7-Eleven to Shut Down 444 Locations Amid Profit Struggles and Takeover Bid
Oh, Slurpee lovers and late-night snack aficionados, brace yourselves! Our beloved 7-Eleven, the convenience store king of Long Island, is about to pull a disappearing act worthy of a magician. The chain is set to say “sayonara” to 444 underperforming stores across North America. Talk about a brain freeze!
It seems even the mighty 7-Eleven isn’t immune to the economic munchies. Inflation’s been nibbling away at profits, and foot traffic’s been slower than a customer deciding between chip flavors at 2 AM. Plus, fewer folks are puffing on cigarettes these days, which is great for lungs but not so hot for 7-Eleven’s bottom line.

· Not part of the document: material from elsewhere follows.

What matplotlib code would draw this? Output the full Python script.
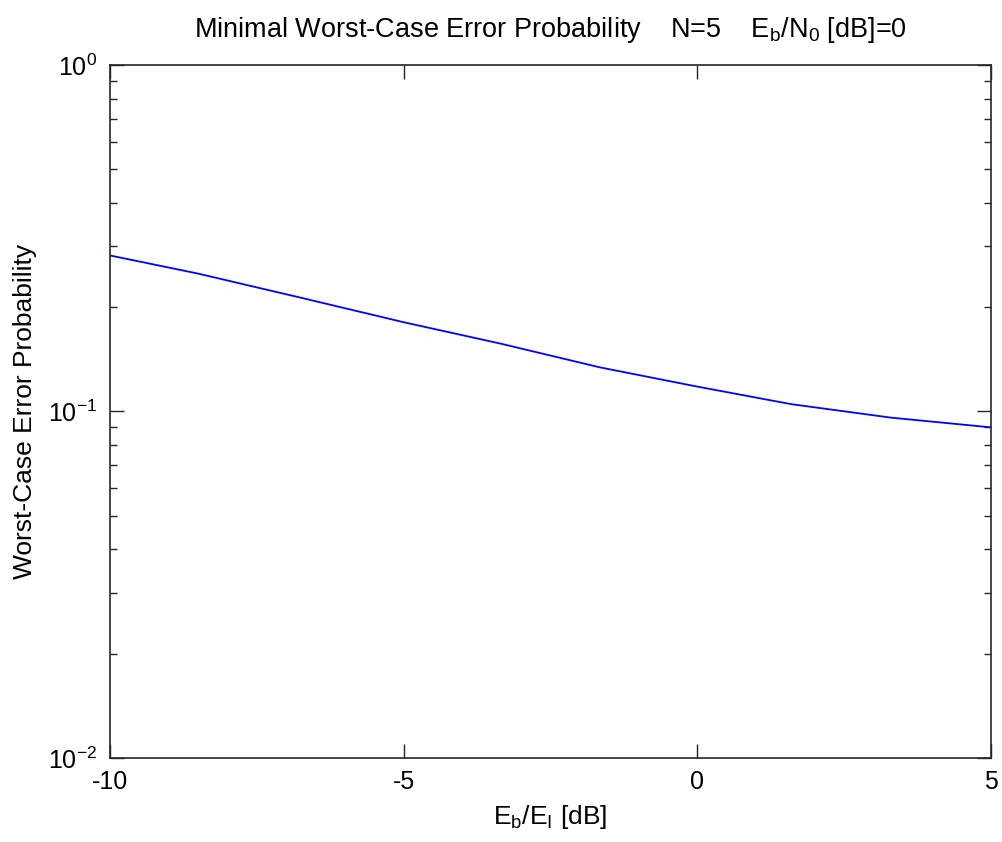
import matplotlib
matplotlib.use("Agg")
import matplotlib.pyplot as plt
from matplotlib.ticker import LogLocator, NullFormatter, FixedLocator

plt.rcParams["font.family"] = ["Liberation Sans", "DejaVu Sans"]
plt.rcParams["mathtext.fontset"] = "custom"
plt.rcParams["mathtext.rm"] = "Liberation Sans"
plt.rcParams["mathtext.it"] = "Liberation Sans"
plt.rcParams["mathtext.default"] = "rm"

# values
eb_ei_db = [-10, -8.5, -6.75, -5, -3.35, -1.65, 0, 1.6, 3.3, 5]
worst_case_pe = [0.282, 0.250, 0.213, 0.181, 0.157, 0.134, 0.118, 0.105, 0.096, 0.090]

x_ticks = [-10, -5, 0, 5]
y_ticks = [1e-2, 1e-1, 1e0]
y_tick_labels = ["$10^{-2}$", "$10^{-1}$", "$10^{0}$"]

fig = plt.figure(figsize=(10.02, 8.42), dpi=100, facecolor="white")
ax = fig.add_axes([0.1098, 0.0998, 0.8789, 0.8230])

ax.plot(eb_ei_db, worst_case_pe, color="#0000ff", linewidth=1.3)

ax.set_yscale("log")
ax.set_xlim(-10, 5)
ax.set_ylim(1e-2, 1e0)
ax.set_xticks(x_ticks)
ax.set_xticklabels([str(t) for t in x_ticks])
ax.yaxis.set_major_locator(FixedLocator(y_ticks))
ax.set_yticklabels(y_tick_labels)
ax.yaxis.set_minor_locator(LogLocator(base=10, subs=range(2, 10)))
ax.yaxis.set_minor_formatter(NullFormatter())

for spine in ax.spines.values():
    spine.set_color("#262626")
    spine.set_linewidth(1.2)
ax.tick_params(which="both", direction="in", top=True, right=True,
               colors="#262626", labelcolor="black", labelsize=18)
ax.tick_params(which="major", length=10, width=1, pad=9)
ax.tick_params(which="minor", length=5, width=1)

ax.set_xlabel("E$_b$/E$_I$ [dB]", fontsize=19, labelpad=6)
ax.set_ylabel("Worst-Case Error Probability", fontsize=19, labelpad=8)
ax.set_title("Minimal Worst-Case Error Probability    N=5    E$_b$/N$_0$ [dB]=0",
             fontsize=19.5, pad=20)

fig.savefig("out.png", dpi=100, facecolor="white")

But don’t worry, it’s not all doom and gloom in convenience store land! This trimming of the fat is expected to beef up 7-Eleven’s wallet, with a tasty $30 million boost in operating income this year. That’s a lot of Big Gulps, folks!
Meanwhile, in the corporate world, 7-Eleven’s parent company is playing hard to get. Japan-based Seven & i Holdings is fending off a whopping $47.2 billion acquisition bid from Circle K’s parent company.
For us Long Islanders, 7-Eleven is more than just a place to grab a quick coffee (though they did invent that whole to-go cup thing right here in ’64 – talk about a local hero!). It’s where we’ve nursed hangovers, fueled all-nighters, and debated the merits of various Slurpee flavors.
While we don’t know yet which stores are getting the chop, Long Islanders will be crossing their fingers (and probably stress-eating some taquitos) hoping their local 7-Eleven survives the cut. After all, where else can you get a cup of joe, a lottery ticket, and a rubber duck at 3 AM?
So, here’s to you, 7-Eleven! May your coffee always be hot, your Slurpees always be brain-freeze inducing, and your doors always be open (well, most of them anyway). Stay strong, convenience store cowboy – we’re rooting for you!